- _DATA LINES_:
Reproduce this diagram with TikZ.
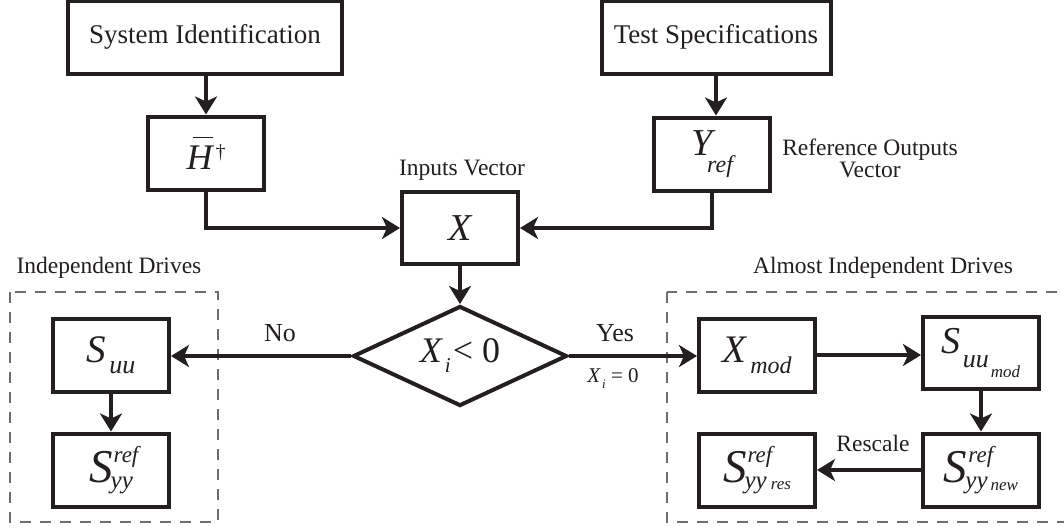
\RequirePackage{fix-cm}
\documentclass[tikz,border=0pt]{standalone}
\usepackage{fontspec}
\setmainfont{Liberation Serif}
\usetikzlibrary{arrows.meta,shapes.geometric}

\definecolor{ink}{HTML}{231F20}
\definecolor{groupline}{HTML}{6D6E71}

% font size helpers
\newcommand\fsz[1]{\fontsize{#1}{#1}\selectfont}
\newcommand\headsz{\fontsize{27}{32}\selectfont}
\newcommand\notesz{\fontsize{23.5}{25}\selectfont}
\newcommand\branchsz{\fontsize{26}{30}\selectfont}
% italic symbol pieces: size + text, lowered or raised pieces
\newcommand\ibig[2]{{\fsz{#1}\itshape #2}}
\newcommand\ilo[3]{\raisebox{-#1pt}{\fsz{#2}\itshape #3}}
\newcommand\ihi[3]{\raisebox{#1pt}{\fsz{#2}\itshape #3}}
% S with superscript "ref" and subscript yy (plus an optional lower tag)
\newcommand\Sref[1]{\ibig{47}{S}\rlap{\kern1pt\ihi{20}{23}{ref}}\kern-2pt\ilo{6}{25}{yy}#1}

\tikzset{
  blk/.style={draw=ink, line width=4pt, fill=white, inner sep=0pt,
    minimum width=116pt, minimum height=73pt, text=ink},
  headblk/.style={blk, minimum height=73pt, font=\headsz},
  decision/.style={diamond, aspect=2.14, draw=ink, line width=4pt, fill=white,
    inner sep=0pt, minimum width=214pt, minimum height=100pt, text=ink},
  arr/.style={draw=ink, line width=3.2pt,
    -{Stealth[length=18pt, width=22pt, inset=5pt]}},
  group/.style={draw=groupline, line width=1.6pt, dash pattern=on 11pt off 9pt},
  note/.style={text=ink, font=\notesz, inner sep=0pt, align=center},
  branch/.style={text=ink, font=\branchsz, inner sep=0pt},
}

\begin{document}
\begin{tikzpicture}[x=1pt, y=-1pt]
  \useasboundingbox[fill=white] (0,0) rectangle (1064,531);

  % dashed groups
  \draw[group] (10,292) rectangle (218,522);
  \draw[group] (667,292) rectangle (1072,522);
  \node[note] (indep) at (109,268) {Independent Drives};
  \node[note] (almost) at (883,268) {Almost Independent Drives};

  % top row
  \node[headblk, minimum width=274pt] (sysid) at (205,37) {System Identification};
  \node[headblk, minimum width=229pt] (spec) at (716,37) {Test Specifications};

  \node[blk] (hinv) at (206,153)
    {\rlap{\kern6pt\rule[31pt]{20pt}{1.8pt}}\ibig{36}{H}\kern3pt\raisebox{11pt}{\fsz{20}\textdagger}};
  \node[blk] (yref) at (712,154) {\ibig{38}{Y}\kern-5pt\ilo{17}{24}{ref}};
  \node[note] (yreflbl) at (870,158) {Reference Outputs\\[-3pt]Vector};

  \node[blk, minimum height=72pt] (xvec) at (460,228) {\ibig{38}{X}};
  \node[note] (xlbl) at (462,170) {Inputs Vector};

  % decision
  \node[decision] (test) at (460,356)
    {\ibig{36}{X}\kern3pt\ilo{10}{21}{i}\kern2pt{\fsz{36}< 0}};

  % left branch
  \node[blk] (suu) at (111,355) {\ibig{39}{S}\kern3pt\ilo{11}{26}{uu}};
  \node[blk] (syy) at (111,470) {\Sref{}};

  % right branch
  \node[blk] (xmod) at (757,355) {\ibig{39}{X}\kern4pt\ilo{11}{24}{mod}};
  \node[blk, minimum height=72pt] (suumod) at (981,353)
    {\ibig{38}{S}\kern2pt\ilo{14}{26}{uu}\kern2pt\ilo{24}{17}{mod}};
  \node[blk] (syynew) at (981,470) {\Sref{\kern3pt\ilo{8}{17}{new}}};
  \node[blk] (syyres) at (757,470) {\Sref{\kern4pt\ilo{7}{17}{res}}};

  % connectors
  \draw[arr] (sysid.south -| hinv) -- (hinv.north);
  \draw[arr] (spec.south) -- (spec.south |- yref.north);
  \draw[arr] (hinv.south) |- (xvec.west);
  \draw[arr] (yref.south) |- (xvec.east);
  \draw[arr] (xvec.south) -- (test.north);
  \draw[arr] (test.west) -- (test.west -| suu.east);
  \draw[arr] (test.east) -- (test.east -| xmod.west);
  \draw[arr] (suu.south) -- (syy.north);
  \draw[arr] (xmod.east) -- (xmod.east -| suumod.west);
  \draw[arr] (suumod.south) -- (syynew.north);
  \draw[arr] (syynew.west) -- (syyres.east);

  % branch labels
  \node[branch] (nolbl) at (280,333) {No};
  \node[branch] (yeslbl) at (615,333) {Yes};
  \node[text=ink, inner sep=0pt] (zerolbl) at (613,379)
    {\ibig{21}{X}\kern2pt\ilo{6}{13}{i}{\fsz{21} = 0}};
  \node[note] (rescale) at (873,443) {Rescale};
\end{tikzpicture}
\end{document}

- _GIVEN INSTRUCTION_: Exclude the pictures. Write out the remaining data exactly.

- _RESULT OF THIS EXERCISE_:
Reproduce this diagram with TikZ.
\RequirePackage{fix-cm}
\documentclass[tikz,border=0pt]{standalone}
\usepackage{fontspec}
\setmainfont{Liberation Serif}
\usetikzlibrary{arrows.meta,shapes.geometric}

\definecolor{ink}{HTML}{231F20}
\definecolor{groupline}{HTML}{6D6E71}

% font size helpers
\newcommand\fsz[1]{\fontsize{#1}{#1}\selectfont}
\newcommand\headsz{\fontsize{27}{32}\selectfont}
\newcommand\notesz{\fontsize{23.5}{25}\selectfont}
\newcommand\branchsz{\fontsize{26}{30}\selectfont}
% italic symbol pieces: size + text, lowered or raised pieces
\newcommand\ibig[2]{{\fsz{#1}\itshape #2}}
\newcommand\ilo[3]{\raisebox{-#1pt}{\fsz{#2}\itshape #3}}
\newcommand\ihi[3]{\raisebox{#1pt}{\fsz{#2}\itshape #3}}
% S with superscript "ref" and subscript yy (plus an optional lower tag)
\newcommand\Sref[1]{\ibig{47}{S}\rlap{\kern1pt\ihi{20}{23}{ref}}\kern-2pt\ilo{6}{25}{yy}#1}

\tikzset{
  blk/.style={draw=ink, line width=4pt, fill=white, inner sep=0pt,
    minimum width=116pt, minimum height=73pt, text=ink},
  headblk/.style={blk, minimum height=73pt, font=\headsz},
  decision/.style={diamond, aspect=2.14, draw=ink, line width=4pt, fill=white,
    inner sep=0pt, minimum width=214pt, minimum height=100pt, text=ink},
  arr/.style={draw=ink, line width=3.2pt,
    -{Stealth[length=18pt, width=22pt, inset=5pt]}},
  group/.style={draw=groupline, line width=1.6pt, dash pattern=on 11pt off 9pt},
  note/.style={text=ink, font=\notesz, inner sep=0pt, align=center},
  branch/.style={text=ink, font=\branchsz, inner sep=0pt},
}

\begin{document}
\begin{tikzpicture}[x=1pt, y=-1pt]
  \useasboundingbox[fill=white] (0,0) rectangle (1064,531);

  % dashed groups
  \draw[group] (10,292) rectangle (218,522);
  \draw[group] (667,292) rectangle (1072,522);
  \node[note] (indep) at (109,268) {Independent Drives};
  \node[note] (almost) at (883,268) {Almost Independent Drives};

  % top row
  \node[headblk, minimum width=274pt] (sysid) at (205,37) {System Identification};
  \node[headblk, minimum width=229pt] (spec) at (716,37) {Test Specifications};

  \node[blk] (hinv) at (206,153)
    {\rlap{\kern6pt\rule[31pt]{20pt}{1.8pt}}\ibig{36}{H}\kern3pt\raisebox{11pt}{\fsz{20}\textdagger}};
  \node[blk] (yref) at (712,154) {\ibig{38}{Y}\kern-5pt\ilo{17}{24}{ref}};
  \node[note] (yreflbl) at (870,158) {Reference Outputs\\[-3pt]Vector};

  \node[blk, minimum height=72pt] (xvec) at (460,228) {\ibig{38}{X}};
  \node[note] (xlbl) at (462,170) {Inputs Vector};

  % decision
  \node[decision] (test) at (460,356)
    {\ibig{36}{X}\kern3pt\ilo{10}{21}{i}\kern2pt{\fsz{36}< 0}};

  % left branch
  \node[blk] (suu) at (111,355) {\ibig{39}{S}\kern3pt\ilo{11}{26}{uu}};
  \node[blk] (syy) at (111,470) {\Sref{}};

  % right branch
  \node[blk] (xmod) at (757,355) {\ibig{39}{X}\kern4pt\ilo{11}{24}{mod}};
  \node[blk, minimum height=72pt] (suumod) at (981,353)
    {\ibig{38}{S}\kern2pt\ilo{14}{26}{uu}\kern2pt\ilo{24}{17}{mod}};
  \node[blk] (syynew) at (981,470) {\Sref{\kern3pt\ilo{8}{17}{new}}};
  \node[blk] (syyres) at (757,470) {\Sref{\kern4pt\ilo{7}{17}{res}}};

  % connectors
  \draw[arr] (sysid.south -| hinv) -- (hinv.north);
  \draw[arr] (spec.south) -- (spec.south |- yref.north);
  \draw[arr] (hinv.south) |- (xvec.west);
  \draw[arr] (yref.south) |- (xvec.east);
  \draw[arr] (xvec.south) -- (test.north);
  \draw[arr] (test.west) -- (test.west -| suu.east);
  \draw[arr] (test.east) -- (test.east -| xmod.west);
  \draw[arr] (suu.south) -- (syy.north);
  \draw[arr] (xmod.east) -- (xmod.east -| suumod.west);
  \draw[arr] (suumod.south) -- (syynew.north);
  \draw[arr] (syynew.west) -- (syyres.east);

  % branch labels
  \node[branch] (nolbl) at (280,333) {No};
  \node[branch] (yeslbl) at (615,333) {Yes};
  \node[text=ink, inner sep=0pt] (zerolbl) at (613,379)
    {\ibig{21}{X}\kern2pt\ilo{6}{13}{i}{\fsz{21} = 0}};
  \node[note] (rescale) at (873,443) {Rescale};
\end{tikzpicture}
\end{document}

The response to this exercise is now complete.